Objective:
Output the material word for word. Leave each picture out.

=-=-=-=-=

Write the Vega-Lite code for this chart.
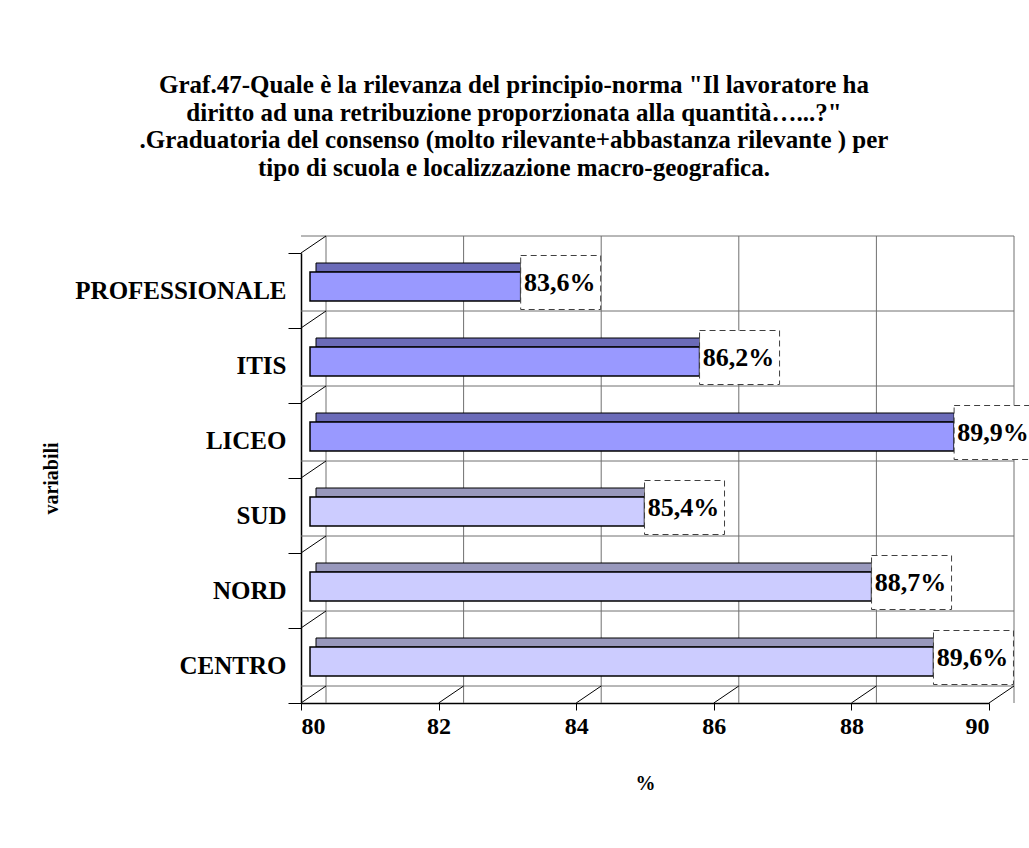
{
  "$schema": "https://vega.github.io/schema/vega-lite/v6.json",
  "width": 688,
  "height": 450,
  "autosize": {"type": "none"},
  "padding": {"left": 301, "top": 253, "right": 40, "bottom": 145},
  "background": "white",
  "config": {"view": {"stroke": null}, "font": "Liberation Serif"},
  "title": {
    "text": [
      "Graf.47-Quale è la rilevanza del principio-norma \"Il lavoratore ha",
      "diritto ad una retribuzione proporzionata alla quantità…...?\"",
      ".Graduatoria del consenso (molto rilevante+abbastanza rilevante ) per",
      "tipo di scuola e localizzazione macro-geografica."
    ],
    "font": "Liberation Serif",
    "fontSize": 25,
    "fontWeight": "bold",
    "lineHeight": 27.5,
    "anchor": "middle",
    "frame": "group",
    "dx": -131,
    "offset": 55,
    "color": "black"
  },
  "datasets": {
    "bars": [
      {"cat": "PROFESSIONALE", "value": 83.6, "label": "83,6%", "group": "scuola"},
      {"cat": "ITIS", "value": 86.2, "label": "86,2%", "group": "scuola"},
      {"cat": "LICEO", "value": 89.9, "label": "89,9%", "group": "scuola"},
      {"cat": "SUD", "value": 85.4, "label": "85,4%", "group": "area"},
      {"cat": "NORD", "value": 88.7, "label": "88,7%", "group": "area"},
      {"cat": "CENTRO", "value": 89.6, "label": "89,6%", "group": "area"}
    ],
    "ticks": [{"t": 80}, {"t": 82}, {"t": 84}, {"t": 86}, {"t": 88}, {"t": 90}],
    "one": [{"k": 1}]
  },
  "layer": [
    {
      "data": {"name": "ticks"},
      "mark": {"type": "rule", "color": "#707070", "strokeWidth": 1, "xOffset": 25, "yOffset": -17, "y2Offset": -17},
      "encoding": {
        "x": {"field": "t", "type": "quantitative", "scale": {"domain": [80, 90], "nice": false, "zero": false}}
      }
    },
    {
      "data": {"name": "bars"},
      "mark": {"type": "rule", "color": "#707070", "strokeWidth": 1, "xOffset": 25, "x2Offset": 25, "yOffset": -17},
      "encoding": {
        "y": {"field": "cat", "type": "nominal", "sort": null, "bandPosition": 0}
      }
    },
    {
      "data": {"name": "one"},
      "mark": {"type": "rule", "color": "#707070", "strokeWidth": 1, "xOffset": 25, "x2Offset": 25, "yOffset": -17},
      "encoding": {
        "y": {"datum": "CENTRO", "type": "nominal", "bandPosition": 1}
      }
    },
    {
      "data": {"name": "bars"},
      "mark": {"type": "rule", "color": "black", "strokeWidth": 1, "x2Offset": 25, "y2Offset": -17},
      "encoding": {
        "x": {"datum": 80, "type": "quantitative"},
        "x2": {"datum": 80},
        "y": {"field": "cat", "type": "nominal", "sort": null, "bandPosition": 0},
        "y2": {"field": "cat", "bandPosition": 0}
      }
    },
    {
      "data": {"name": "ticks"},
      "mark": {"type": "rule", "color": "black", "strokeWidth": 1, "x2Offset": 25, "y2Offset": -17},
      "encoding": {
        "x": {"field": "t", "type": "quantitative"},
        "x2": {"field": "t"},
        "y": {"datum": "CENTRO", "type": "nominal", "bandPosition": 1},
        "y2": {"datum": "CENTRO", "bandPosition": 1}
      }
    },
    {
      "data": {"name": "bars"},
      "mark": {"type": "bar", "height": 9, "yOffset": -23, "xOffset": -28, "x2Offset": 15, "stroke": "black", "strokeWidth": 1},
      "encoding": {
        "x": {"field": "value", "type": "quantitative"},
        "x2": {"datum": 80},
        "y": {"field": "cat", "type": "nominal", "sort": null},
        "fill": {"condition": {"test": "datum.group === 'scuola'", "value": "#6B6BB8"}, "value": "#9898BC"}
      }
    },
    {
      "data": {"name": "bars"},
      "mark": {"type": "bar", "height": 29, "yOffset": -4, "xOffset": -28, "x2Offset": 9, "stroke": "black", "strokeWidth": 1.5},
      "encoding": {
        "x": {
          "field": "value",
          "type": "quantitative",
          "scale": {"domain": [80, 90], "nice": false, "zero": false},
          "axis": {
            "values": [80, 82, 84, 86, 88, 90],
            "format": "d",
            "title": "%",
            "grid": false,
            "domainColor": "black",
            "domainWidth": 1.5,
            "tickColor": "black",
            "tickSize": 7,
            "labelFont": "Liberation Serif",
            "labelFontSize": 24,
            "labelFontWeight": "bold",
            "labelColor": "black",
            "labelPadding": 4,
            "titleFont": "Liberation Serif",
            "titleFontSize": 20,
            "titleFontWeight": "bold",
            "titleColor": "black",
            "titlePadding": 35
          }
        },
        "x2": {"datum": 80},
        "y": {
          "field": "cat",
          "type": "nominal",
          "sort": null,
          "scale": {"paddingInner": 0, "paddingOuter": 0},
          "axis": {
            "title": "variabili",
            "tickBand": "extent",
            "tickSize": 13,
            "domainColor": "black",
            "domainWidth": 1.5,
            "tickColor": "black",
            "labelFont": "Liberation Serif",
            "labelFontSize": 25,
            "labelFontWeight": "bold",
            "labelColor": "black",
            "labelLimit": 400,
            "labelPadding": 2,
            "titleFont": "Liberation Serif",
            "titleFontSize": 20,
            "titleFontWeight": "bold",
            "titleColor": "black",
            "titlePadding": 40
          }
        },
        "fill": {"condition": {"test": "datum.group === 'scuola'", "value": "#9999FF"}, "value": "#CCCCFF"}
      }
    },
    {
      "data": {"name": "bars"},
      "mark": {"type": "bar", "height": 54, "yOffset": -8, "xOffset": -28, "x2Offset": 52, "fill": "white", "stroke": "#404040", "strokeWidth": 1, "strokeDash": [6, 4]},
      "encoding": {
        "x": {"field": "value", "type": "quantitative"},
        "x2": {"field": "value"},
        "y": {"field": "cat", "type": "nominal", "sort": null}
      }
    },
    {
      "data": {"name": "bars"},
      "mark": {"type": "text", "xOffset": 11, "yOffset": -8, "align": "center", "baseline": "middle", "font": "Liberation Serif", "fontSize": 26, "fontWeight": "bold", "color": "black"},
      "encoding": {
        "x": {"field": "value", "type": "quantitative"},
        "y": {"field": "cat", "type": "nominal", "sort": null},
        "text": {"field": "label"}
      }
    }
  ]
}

=-=-=-=-=

Solved problem:
Write the Vega-Lite code for this chart.
{
  "$schema": "https://vega.github.io/schema/vega-lite/v6.json",
  "width": 688,
  "height": 450,
  "autosize": {"type": "none"},
  "padding": {"left": 301, "top": 253, "right": 40, "bottom": 145},
  "background": "white",
  "config": {"view": {"stroke": null}, "font": "Liberation Serif"},
  "title": {
    "text": [
      "Graf.47-Quale è la rilevanza del principio-norma \"Il lavoratore ha",
      "diritto ad una retribuzione proporzionata alla quantità…...?\"",
      ".Graduatoria del consenso (molto rilevante+abbastanza rilevante ) per",
      "tipo di scuola e localizzazione macro-geografica."
    ],
    "font": "Liberation Serif",
    "fontSize": 25,
    "fontWeight": "bold",
    "lineHeight": 27.5,
    "anchor": "middle",
    "frame": "group",
    "dx": -131,
    "offset": 55,
    "color": "black"
  },
  "datasets": {
    "bars": [
      {"cat": "PROFESSIONALE", "value": 83.6, "label": "83,6%", "group": "scuola"},
      {"cat": "ITIS", "value": 86.2, "label": "86,2%", "group": "scuola"},
      {"cat": "LICEO", "value": 89.9, "label": "89,9%", "group": "scuola"},
      {"cat": "SUD", "value": 85.4, "label": "85,4%", "group": "area"},
      {"cat": "NORD", "value": 88.7, "label": "88,7%", "group": "area"},
      {"cat": "CENTRO", "value": 89.6, "label": "89,6%", "group": "area"}
    ],
    "ticks": [{"t": 80}, {"t": 82}, {"t": 84}, {"t": 86}, {"t": 88}, {"t": 90}],
    "one": [{"k": 1}]
  },
  "layer": [
    {
      "data": {"name": "ticks"},
      "mark": {"type": "rule", "color": "#707070", "strokeWidth": 1, "xOffset": 25, "yOffset": -17, "y2Offset": -17},
      "encoding": {
        "x": {"field": "t", "type": "quantitative", "scale": {"domain": [80, 90], "nice": false, "zero": false}}
      }
    },
    {
      "data": {"name": "bars"},
      "mark": {"type": "rule", "color": "#707070", "strokeWidth": 1, "xOffset": 25, "x2Offset": 25, "yOffset": -17},
      "encoding": {
        "y": {"field": "cat", "type": "nominal", "sort": null, "bandPosition": 0}
      }
    },
    {
      "data": {"name": "one"},
      "mark": {"type": "rule", "color": "#707070", "strokeWidth": 1, "xOffset": 25, "x2Offset": 25, "yOffset": -17},
      "encoding": {
        "y": {"datum": "CENTRO", "type": "nominal", "bandPosition": 1}
      }
    },
    {
      "data": {"name": "bars"},
      "mark": {"type": "rule", "color": "black", "strokeWidth": 1, "x2Offset": 25, "y2Offset": -17},
      "encoding": {
        "x": {"datum": 80, "type": "quantitative"},
        "x2": {"datum": 80},
        "y": {"field": "cat", "type": "nominal", "sort": null, "bandPosition": 0},
        "y2": {"field": "cat", "bandPosition": 0}
      }
    },
    {
      "data": {"name": "ticks"},
      "mark": {"type": "rule", "color": "black", "strokeWidth": 1, "x2Offset": 25, "y2Offset": -17},
      "encoding": {
        "x": {"field": "t", "type": "quantitative"},
        "x2": {"field": "t"},
        "y": {"datum": "CENTRO", "type": "nominal", "bandPosition": 1},
        "y2": {"datum": "CENTRO", "bandPosition": 1}
      }
    },
    {
      "data": {"name": "bars"},
      "mark": {"type": "bar", "height": 9, "yOffset": -23, "xOffset": -28, "x2Offset": 15, "stroke": "black", "strokeWidth": 1},
      "encoding": {
        "x": {"field": "value", "type": "quantitative"},
        "x2": {"datum": 80},
        "y": {"field": "cat", "type": "nominal", "sort": null},
        "fill": {"condition": {"test": "datum.group === 'scuola'", "value": "#6B6BB8"}, "value": "#9898BC"}
      }
    },
    {
      "data": {"name": "bars"},
      "mark": {"type": "bar", "height": 29, "yOffset": -4, "xOffset": -28, "x2Offset": 9, "stroke": "black", "strokeWidth": 1.5},
      "encoding": {
        "x": {
          "field": "value",
          "type": "quantitative",
          "scale": {"domain": [80, 90], "nice": false, "zero": false},
          "axis": {
            "values": [80, 82, 84, 86, 88, 90],
            "format": "d",
            "title": "%",
            "grid": false,
            "domainColor": "black",
            "domainWidth": 1.5,
            "tickColor": "black",
            "tickSize": 7,
            "labelFont": "Liberation Serif",
            "labelFontSize": 24,
            "labelFontWeight": "bold",
            "labelColor": "black",
            "labelPadding": 4,
            "titleFont": "Liberation Serif",
            "titleFontSize": 20,
            "titleFontWeight": "bold",
            "titleColor": "black",
            "titlePadding": 35
          }
        },
        "x2": {"datum": 80},
        "y": {
          "field": "cat",
          "type": "nominal",
          "sort": null,
          "scale": {"paddingInner": 0, "paddingOuter": 0},
          "axis": {
            "title": "variabili",
            "tickBand": "extent",
            "tickSize": 13,
            "domainColor": "black",
            "domainWidth": 1.5,
            "tickColor": "black",
            "labelFont": "Liberation Serif",
            "labelFontSize": 25,
            "labelFontWeight": "bold",
            "labelColor": "black",
            "labelLimit": 400,
            "labelPadding": 2,
            "titleFont": "Liberation Serif",
            "titleFontSize": 20,
            "titleFontWeight": "bold",
            "titleColor": "black",
            "titlePadding": 40
          }
        },
        "fill": {"condition": {"test": "datum.group === 'scuola'", "value": "#9999FF"}, "value": "#CCCCFF"}
      }
    },
    {
      "data": {"name": "bars"},
      "mark": {"type": "bar", "height": 54, "yOffset": -8, "xOffset": -28, "x2Offset": 52, "fill": "white", "stroke": "#404040", "strokeWidth": 1, "strokeDash": [6, 4]},
      "encoding": {
        "x": {"field": "value", "type": "quantitative"},
        "x2": {"field": "value"},
        "y": {"field": "cat", "type": "nominal", "sort": null}
      }
    },
    {
      "data": {"name": "bars"},
      "mark": {"type": "text", "xOffset": 11, "yOffset": -8, "align": "center", "baseline": "middle", "font": "Liberation Serif", "fontSize": 26, "fontWeight": "bold", "color": "black"},
      "encoding": {
        "x": {"field": "value", "type": "quantitative"},
        "y": {"field": "cat", "type": "nominal", "sort": null},
        "text": {"field": "label"}
      }
    }
  ]
}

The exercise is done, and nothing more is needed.